• [GIVEN PROBLEM]:
Quote all of the data that follows exactly as written, skipping the images.

• [DATA BLOCK]:

========

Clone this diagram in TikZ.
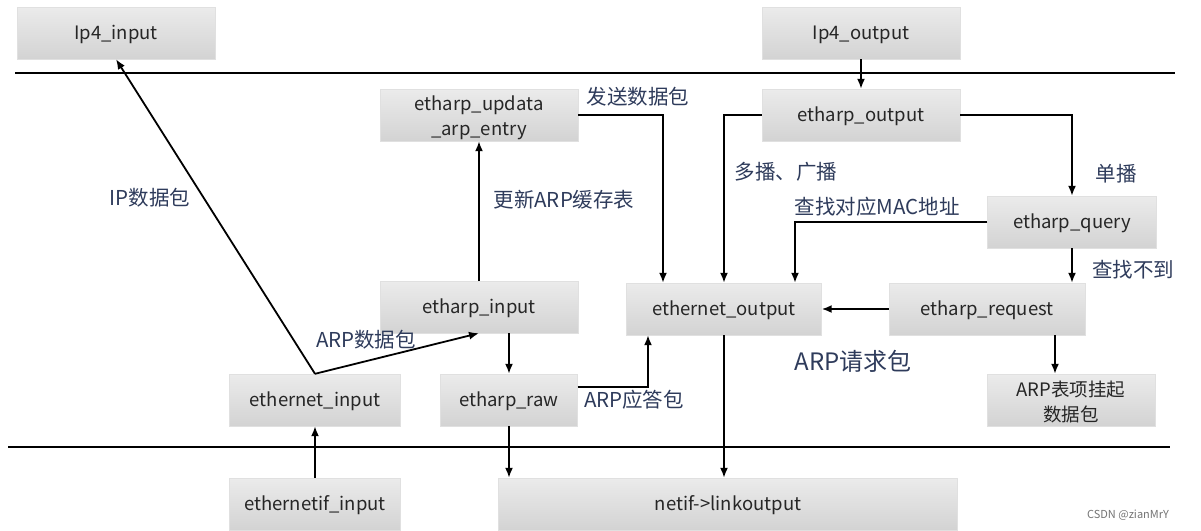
\documentclass[tikz,border=0pt]{standalone}
\usepackage{fontspec}
\setmainfont{Noto Sans CJK SC}
\usetikzlibrary{arrows.meta}
\definecolor{lblblue}{HTML}{2E3B5B}
\definecolor{boxtop}{HTML}{EBEBEB}
\definecolor{boxbot}{HTML}{D3D3D3}

\begin{document}
\begin{tikzpicture}[x=1pt,y=-1pt,
  box/.style={top color=boxtop,bottom color=boxbot,draw=black!12,inner sep=0pt,
    minimum height=52pt,align=center,text=black!85,font=\fontsize{18.5}{25}\selectfont},
  onebox/.style={box,text height=17pt,text depth=4pt},
  lbl/.style={inner sep=0pt,text=lblblue,font=\fontsize{20.5}{24}\selectfont},
  arr/.style={-{Latex[length=10pt,width=8pt]},line width=1.8pt}]
\useasboundingbox (0,0) rectangle (1201,530);

% layer lines
\draw[line width=2.6pt] (15,73) -- (1175,73);
\draw[line width=2.6pt] (8,447) -- (1170,447);

% boxes
\node[onebox,minimum width=198pt] (ip4in) at (116,33) {Ip4\_input};
\node[onebox,minimum width=198pt] (ip4out) at (861,33) {Ip4\_output};
\node[box,minimum width=198pt] (update) at (479,115) {\rule{0pt}{20pt}etharp\_updata\\\_arp\_entry};
\node[onebox,minimum width=198pt] (ethout) at (861,115) {etharp\_output};
\node[onebox,minimum width=169pt] (query) at (1072,222) {etharp\_query};
\node[onebox,minimum width=198pt] (ethinp) at (479,307) {etharp\_input};
\node[onebox,minimum width=195pt] (ethernetout) at (724,309) {ethernet\_output};
\node[onebox,minimum width=196pt] (request) at (987,309) {etharp\_request};
\node[onebox,minimum width=171pt] (ethernetin) at (315,400) {ethernet\_input};
\node[onebox,minimum width=137pt] (raw) at (509,400) {etharp\_raw};
\node[box,minimum width=168pt] (pending) at (1071,400) {\rule{0pt}{20pt}ARP表项挂起\\数据包};
\node[onebox,minimum width=171pt] (ethernetif) at (315,504) {ethernetif\_input};
\node[onebox,minimum width=459pt] (linkout) at (728,504) {netif->linkoutput};

% receive side
\draw[arr] (ethernetin.north) -- (ip4in.south);
\draw[arr] (ethernetin.north) -- (ethinp.south);
\draw[arr] (ethernetif.north) -- (ethernetin.south);
\draw[arr] (ethinp.north) -- (update.south);
\draw[arr] (ethinp.south -| raw) -- (raw.north);
\draw[arr] (raw.south) -- (raw.south |- linkout.north);
\draw[arr] ([yshift=13pt]raw.east) -| ([xshift=-76pt]ethernetout.south);

% send side
\draw[arr] (ip4out.south) -- (ethout.north);
\draw[arr] (update.east) -| ([xshift=-61pt]ethernetout.north);
\draw[arr] (ethout.west) -| (ethernetout.north);
\draw[arr] (ethout.east) -| (query.north);
\draw[arr] (query.west) -| ([xshift=71pt]ethernetout.north);
\draw[arr] (query.south) -- (query.south |- request.north);
\draw[arr] (request.west) -- (ethernetout.east);
\draw[arr] ([xshift=68pt]request.south) -- ([xshift=68pt]request.south |- pending.north);
\draw[arr] (ethernetout.south) -- (ethernetout.south |- linkout.north);

% labels
\node[lbl] (lip) at (150,198) {IP数据包};
\node[lbl] (lupd) at (564,200) {更新ARP缓存表};
\node[lbl] (lsend) at (638,97) {发送数据包};
\node[lbl] (lmulti) at (786,172) {多播、广播};
\node[lbl] (luni) at (1116,174) {单播};
\node[lbl] (lmac) at (877,207) {查找对应MAC地址};
\node[lbl] (lnot) at (1133,270) {查找不到};
\node[lbl] (larp) at (366,340) {ARP数据包};
\node[lbl] (lreply) at (634,400) {ARP应答包};
\node[lbl,font=\fontsize{24}{28}\selectfont] (lreq) at (853,361) {ARP请求包};
\node[inner sep=0pt,text=black!55,font=\fontsize{11}{13}\selectfont] (mark) at (1128,515) {CSDN @zianMrY};
\end{tikzpicture}
\end{document}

========

• [WRITTEN REPLY]:
Clone this diagram in TikZ.
\documentclass[tikz,border=0pt]{standalone}
\usepackage{fontspec}
\setmainfont{Noto Sans CJK SC}
\usetikzlibrary{arrows.meta}
\definecolor{lblblue}{HTML}{2E3B5B}
\definecolor{boxtop}{HTML}{EBEBEB}
\definecolor{boxbot}{HTML}{D3D3D3}

\begin{document}
\begin{tikzpicture}[x=1pt,y=-1pt,
  box/.style={top color=boxtop,bottom color=boxbot,draw=black!12,inner sep=0pt,
    minimum height=52pt,align=center,text=black!85,font=\fontsize{18.5}{25}\selectfont},
  onebox/.style={box,text height=17pt,text depth=4pt},
  lbl/.style={inner sep=0pt,text=lblblue,font=\fontsize{20.5}{24}\selectfont},
  arr/.style={-{Latex[length=10pt,width=8pt]},line width=1.8pt}]
\useasboundingbox (0,0) rectangle (1201,530);

% layer lines
\draw[line width=2.6pt] (15,73) -- (1175,73);
\draw[line width=2.6pt] (8,447) -- (1170,447);

% boxes
\node[onebox,minimum width=198pt] (ip4in) at (116,33) {Ip4\_input};
\node[onebox,minimum width=198pt] (ip4out) at (861,33) {Ip4\_output};
\node[box,minimum width=198pt] (update) at (479,115) {\rule{0pt}{20pt}etharp\_updata\\\_arp\_entry};
\node[onebox,minimum width=198pt] (ethout) at (861,115) {etharp\_output};
\node[onebox,minimum width=169pt] (query) at (1072,222) {etharp\_query};
\node[onebox,minimum width=198pt] (ethinp) at (479,307) {etharp\_input};
\node[onebox,minimum width=195pt] (ethernetout) at (724,309) {ethernet\_output};
\node[onebox,minimum width=196pt] (request) at (987,309) {etharp\_request};
\node[onebox,minimum width=171pt] (ethernetin) at (315,400) {ethernet\_input};
\node[onebox,minimum width=137pt] (raw) at (509,400) {etharp\_raw};
\node[box,minimum width=168pt] (pending) at (1071,400) {\rule{0pt}{20pt}ARP表项挂起\\数据包};
\node[onebox,minimum width=171pt] (ethernetif) at (315,504) {ethernetif\_input};
\node[onebox,minimum width=459pt] (linkout) at (728,504) {netif->linkoutput};

% receive side
\draw[arr] (ethernetin.north) -- (ip4in.south);
\draw[arr] (ethernetin.north) -- (ethinp.south);
\draw[arr] (ethernetif.north) -- (ethernetin.south);
\draw[arr] (ethinp.north) -- (update.south);
\draw[arr] (ethinp.south -| raw) -- (raw.north);
\draw[arr] (raw.south) -- (raw.south |- linkout.north);
\draw[arr] ([yshift=13pt]raw.east) -| ([xshift=-76pt]ethernetout.south);

% send side
\draw[arr] (ip4out.south) -- (ethout.north);
\draw[arr] (update.east) -| ([xshift=-61pt]ethernetout.north);
\draw[arr] (ethout.west) -| (ethernetout.north);
\draw[arr] (ethout.east) -| (query.north);
\draw[arr] (query.west) -| ([xshift=71pt]ethernetout.north);
\draw[arr] (query.south) -- (query.south |- request.north);
\draw[arr] (request.west) -- (ethernetout.east);
\draw[arr] ([xshift=68pt]request.south) -- ([xshift=68pt]request.south |- pending.north);
\draw[arr] (ethernetout.south) -- (ethernetout.south |- linkout.north);

% labels
\node[lbl] (lip) at (150,198) {IP数据包};
\node[lbl] (lupd) at (564,200) {更新ARP缓存表};
\node[lbl] (lsend) at (638,97) {发送数据包};
\node[lbl] (lmulti) at (786,172) {多播、广播};
\node[lbl] (luni) at (1116,174) {单播};
\node[lbl] (lmac) at (877,207) {查找对应MAC地址};
\node[lbl] (lnot) at (1133,270) {查找不到};
\node[lbl] (larp) at (366,340) {ARP数据包};
\node[lbl] (lreply) at (634,400) {ARP应答包};
\node[lbl,font=\fontsize{24}{28}\selectfont] (lreq) at (853,361) {ARP请求包};
\node[inner sep=0pt,text=black!55,font=\fontsize{11}{13}\selectfont] (mark) at (1128,515) {CSDN @zianMrY};
\end{tikzpicture}
\end{document}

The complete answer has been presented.